Independence: courts and tribunals are independent of all authority or people in the exercise of jurisdictional power.
Immobility: judges and magistrates are immobile and cannot be moved, suspended, separated or retired without cause and with guarantees established by law.
Responsibility: judges and magistrates are personally responsible for their disciplinary infractions and crimes committed in the exercise of their office; this responsibility can only be demanded by the established legal disciplinary tract, without interference by the executive or legislative branches of the government or through ordinary legal proceedings.
Legality: in the exercise of their jurisdictional functions, judges and magistrates are subject to the Constitution and to the rest of the laws just as other branches of government and citizens are.
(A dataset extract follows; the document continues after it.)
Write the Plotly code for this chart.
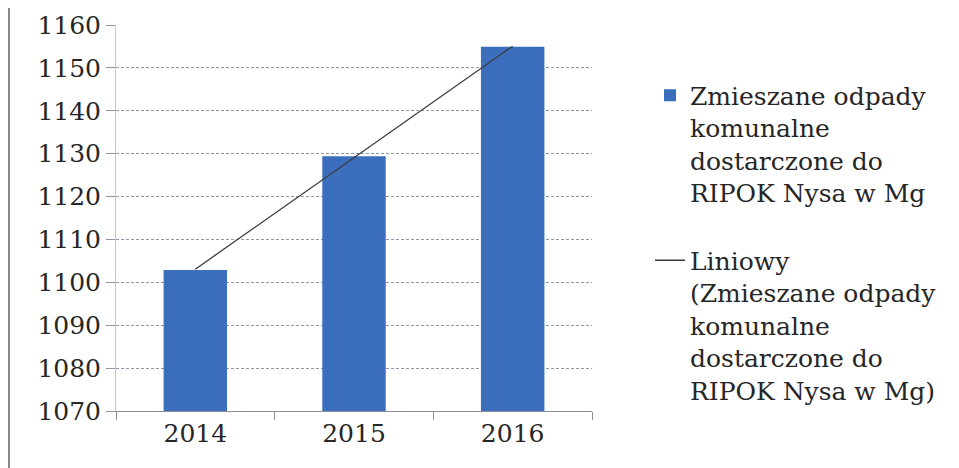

The judiciary can be organized into different levels of territorial organisation. They are (from smallest to biggest): the judicial districts (which are the basic unit of the judiciary, covering one or several municipalities), the provinices, the autonomous communities, and the national-level courts.
 National Level Courts: The Supreme Court, The Constitutional Court, and the Audiencia Nacional
(1)The Supreme Court of Spain (Tribunal Supremo) is the highest judiciary body in Spain. It covers all jurisdictional orders and its rulings cannot be appealed, except to the (2)Constitutional Court, when one of the parties claims that their constitutional rights have been infringed. The (3)Audiencia Nacional, based in Madrid, has jurisdiction over the entire territory of the nation. It is composed of three halls that cover: (a) criminal jurisdiction (in cases pertaining to crimes against the Spanish Crown, terrorism, organized crime, counterfeiting and crimes committed in more than one jurisdiction), (b) administrative jurisdiction (in appeal cases against resolutions of ministers, secretaries of state, the Council of Ministers and the chiefs of staff of the armed forces, and (c) social jurisdiction (which involves cases pertaining to collective bargaining agreements that cover more than the territory of one autonomous community). The Audiencia Nacional also has specialized courts dealing with criminal inquiries, penitentiary surveillance and juvenile cases.
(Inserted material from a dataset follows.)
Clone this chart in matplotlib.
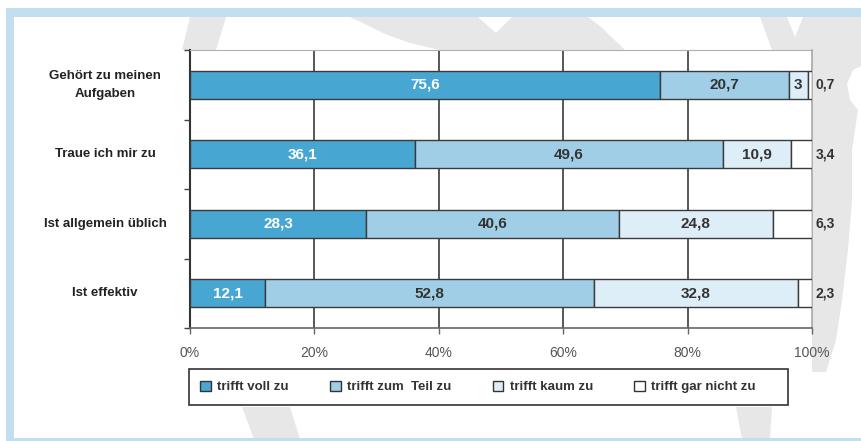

Officers of the court: Judges and magistrates

The Spanish Judiciary is a professional judiciary whose members are public servants divided into the three categories of judge, magistrate, and supreme court magistrate.
Entrance to the judiciary is limited to Spanish nationals who hold a Bachelors Degree in Law issued by a Spanish university. Applicants must pass a competitive state exam, a state exam with contest of merits, or a contest of merits. Selected applicants enter the Judiciary School where they take mandatory courses over a year, as well as carrying out practical courses as associate judges in courts and tribunals of the different jurisdictional orders. Candidate passing this course are then sworn in as judges, who work in alone in a courtroom. After three years they can become magistrates, which work on tribunals with other magistrates. Magistrates of the Supreme Court can be drafted in a contest of merits between prestigious jurists and lawyers with more than fifteen years of professional experience.
Judges and magistrates are banned from membership of political parties and trade unions, from issuing messages of congratulation or censuring public powers or official corporations, and from attending public meetings or rallies in their role as members of the judiciary.

Governance

Governance of the Spanish Judiciary is assigned to the General Council of the Judiciary (Consejo General de Poder Judicial or CGPJ). This constitutional body, although not a court in itself, is responsible for overseeing the work of all courts and tribunals of Spain, as well as of allocating judges and magistrates to each of them.
The General Council is composed of 20 members, twelve of who must be judges and magistrates and the remaining eight other jurists (lawyers, professors etc.) of renowned competence and with more than fifteen years professional experience. Of the twelve judges, six are elected by the Congress of Deputies and six by the Senate by three fifths supermajority from a list of thirty-six candidates proposed by professional associations of judges and magistrates according to the size of their membership or any independent candidate who obtains the endorsement of two percent of their colleagues. Of the eight jurists four are elected by the Congress of Deputies and four by the Senate by three fifths supermajority.


Questions: 1. What does it mean that judges must be “impartial?” 2. What is “immobility?” 3. What are the three national-level courts? 4. What is the difference between the Supreme Court and the Constitutional Court? 5. What kinds of cases does the Audiencia Nacional deal with? 6. What is the difference between a judge and a magistrate? 7. How are Supreme Court Magistrates chosen? 8. Who watches over the Spanish judiciary? 9. How are those people chosen?